T. G. : Durant ces rencontres, nous avons constaté que la situation était très différente d’une ville à l’autre: le mouvement «ultras» fonctionne selon des dynamiques diverses, la police ne se conduit pas partout de la même manière face à une situation de risque, les sociétés sportives ont des points de vue différents sur la manière d’aborder le problème des supporters violents.

Je crois donc que les groupes de travail régionaux peuvent atteindre de meilleurs résultats que la table ronde nationale, qui a produit, parfois, des mesures très éloignées de la réalité.

Des hooligans ont fait parler d’eux dimanche à Zurich. Le match de football entre Grasshopper (GC) et le FC Zurich (FCZ) au stade du Letzigrund a été interrompu à la 77e minute en raison de troubles provoqués par des spectateurs.

Quatre personnes ont été arrêtées, dont un Suisse de 28 ans qui a été déféré au ministère public zurichois pour lésions corporelles. Les trois autres hommes ont été relâchés après identification.

L’origine de l’incident n’est pas encore clairement établie. Un reporter de Sportinformation qui était sur place a expliqué que dans leur secteur, des supporters de GC ont masqué leur visage avant de provoquer les supporters adverses en brûlant des drapeaux du FCZ.

Des fans du FCZ ont alors traversé la tribune orientale, neutre, en jetant un pétard lumineux en direction du secteur des supporters de GC. Tumulte et bagarres ont alors éclaté, qui ont fait quelques blessés légers.

L’arbitre Sascha Kever a estimé que la sécurité des joueurs n’était plus garantie. Il a renvoyé les deux équipes au vestiaire. Après discussion avec les entraîneurs, il a décidé d’interrompre définitivement la partie. Grasshopper menait alors 2 à 1.

Il appartient à la Swiss Football League de statuer sur ce cas qui ne s’annonce pas simple, dans la mesure où les responsabilités semblent difficiles à établir. Le match pourrait être rejoué, ou seules les treize dernières minutes, en conservant le score. Autre possibilité: infliger une défaite par forfait à l’une des deux équipes.

Source: ATS

Thomas Gander est le secrétaire général de l’organisation «Fancoaching suisse» et co-responsable du travail social avec les supporters de l’équipe de football de Bâle (Fanarbeit Basel).

Fancoaching fait le lien entre les supporters, les sociétés sportives et les autorités. Son objectif principal est d’instaurer un rapport de confiance avec le noyau dur des fans et d’en comprendre les mécanismes.

Pour l’organisation, la prévention passe par la valorisation du potentiel créateur des supporters, et non à travers un paquet de mesures répressives.

Pour cette raison, Fancoaching s’efforce de mener le dialogue avec les supporters en marge des rencontres de football.

La violence dans les stades est apparue au début des années 80 en Suisse.
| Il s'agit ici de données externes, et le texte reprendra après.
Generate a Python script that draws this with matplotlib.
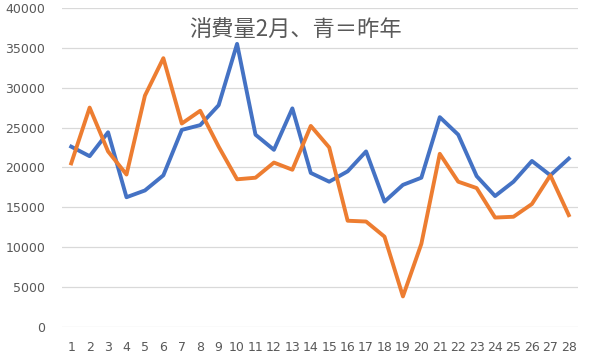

Le football et le hockey sur glace, les deux sports collectifs majeurs du pays, sont les principaux concernés par le phénomène.

Il n’existe pas de véritable action coordonnée entre les clubs, l’Association suisse de football (ASF), les autorités et les sociétés de transports publics pour lutter contre ce phénomène.

Les mesures adoptées se sont avérées insuffisantes. Le concordat anti-hooligans, auquel adhèrent tous les cantons, n’a pas eu les effets escomptés, tout comme les mesures prises par les clubs dans et autour des stades.